Items from a dataset
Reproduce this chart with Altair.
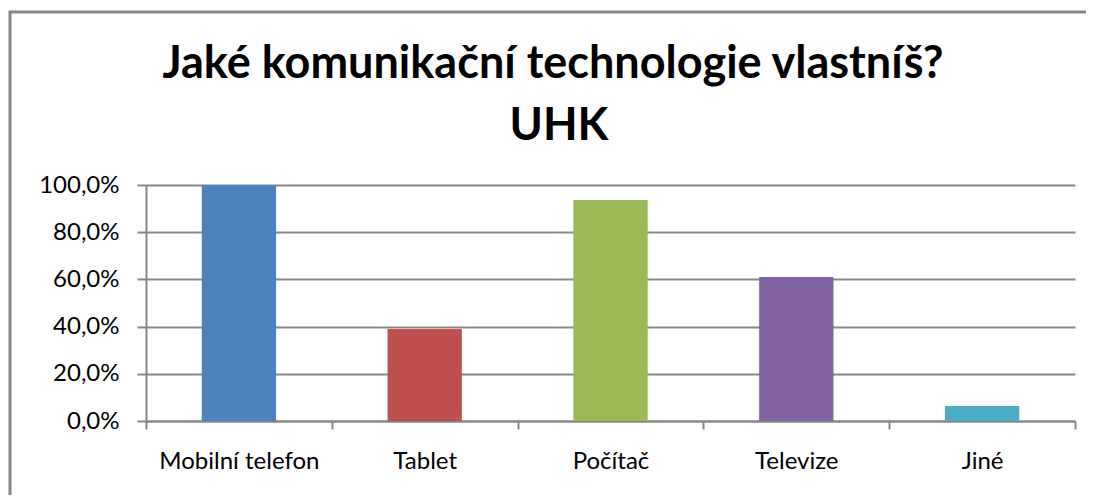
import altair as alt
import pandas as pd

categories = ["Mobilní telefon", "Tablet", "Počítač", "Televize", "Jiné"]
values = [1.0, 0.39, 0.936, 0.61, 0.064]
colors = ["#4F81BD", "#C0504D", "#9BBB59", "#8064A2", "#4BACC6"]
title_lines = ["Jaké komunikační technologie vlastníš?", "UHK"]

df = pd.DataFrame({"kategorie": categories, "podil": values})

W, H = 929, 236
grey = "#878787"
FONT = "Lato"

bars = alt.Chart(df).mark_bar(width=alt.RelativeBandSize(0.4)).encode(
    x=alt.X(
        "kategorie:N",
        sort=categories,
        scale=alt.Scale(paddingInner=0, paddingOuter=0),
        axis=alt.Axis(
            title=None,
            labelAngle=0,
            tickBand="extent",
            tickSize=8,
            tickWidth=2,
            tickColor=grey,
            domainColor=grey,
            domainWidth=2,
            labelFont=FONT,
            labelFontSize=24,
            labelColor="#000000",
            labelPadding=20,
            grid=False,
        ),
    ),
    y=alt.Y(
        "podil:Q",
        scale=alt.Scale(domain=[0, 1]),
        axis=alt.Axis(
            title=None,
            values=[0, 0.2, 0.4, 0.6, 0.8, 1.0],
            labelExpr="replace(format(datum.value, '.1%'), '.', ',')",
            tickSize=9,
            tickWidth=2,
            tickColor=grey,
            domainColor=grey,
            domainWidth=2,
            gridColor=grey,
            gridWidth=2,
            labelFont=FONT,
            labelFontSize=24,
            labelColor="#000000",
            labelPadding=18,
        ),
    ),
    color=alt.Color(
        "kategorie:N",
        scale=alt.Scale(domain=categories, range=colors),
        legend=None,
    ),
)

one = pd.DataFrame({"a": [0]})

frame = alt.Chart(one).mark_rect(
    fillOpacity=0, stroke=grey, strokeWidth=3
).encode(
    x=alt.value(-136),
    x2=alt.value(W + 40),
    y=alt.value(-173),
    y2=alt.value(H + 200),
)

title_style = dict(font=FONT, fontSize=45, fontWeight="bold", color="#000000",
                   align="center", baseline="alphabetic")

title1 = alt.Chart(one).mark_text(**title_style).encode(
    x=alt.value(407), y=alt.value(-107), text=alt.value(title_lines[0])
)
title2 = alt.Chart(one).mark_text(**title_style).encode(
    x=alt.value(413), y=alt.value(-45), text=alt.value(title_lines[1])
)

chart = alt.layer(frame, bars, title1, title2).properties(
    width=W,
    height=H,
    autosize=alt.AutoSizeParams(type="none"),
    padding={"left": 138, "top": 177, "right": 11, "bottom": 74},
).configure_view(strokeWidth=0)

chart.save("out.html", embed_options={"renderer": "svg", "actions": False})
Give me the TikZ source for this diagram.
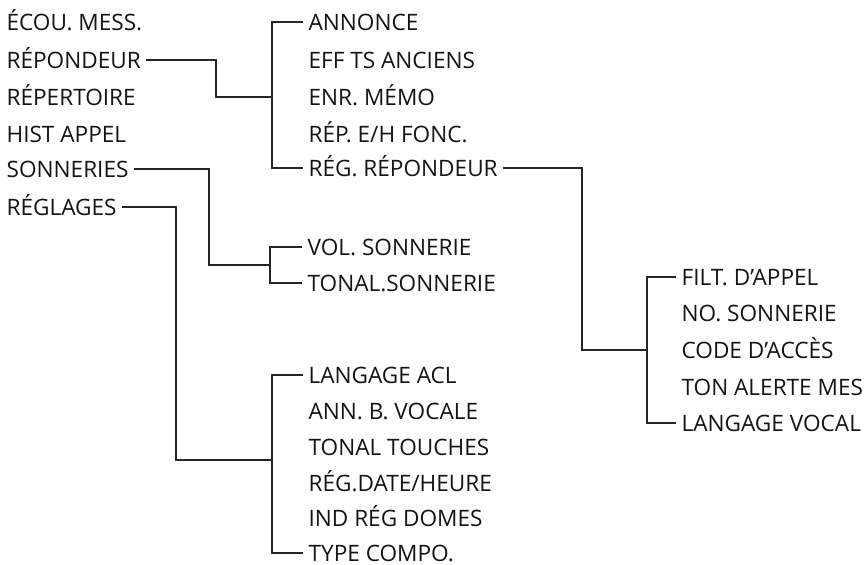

DESCRIPTION OF THE TASK
From the entries above, extract each line containing "this".

SOLVED EXERCISE
Reproduce this chart with Altair.
Give me the TikZ source for this diagram.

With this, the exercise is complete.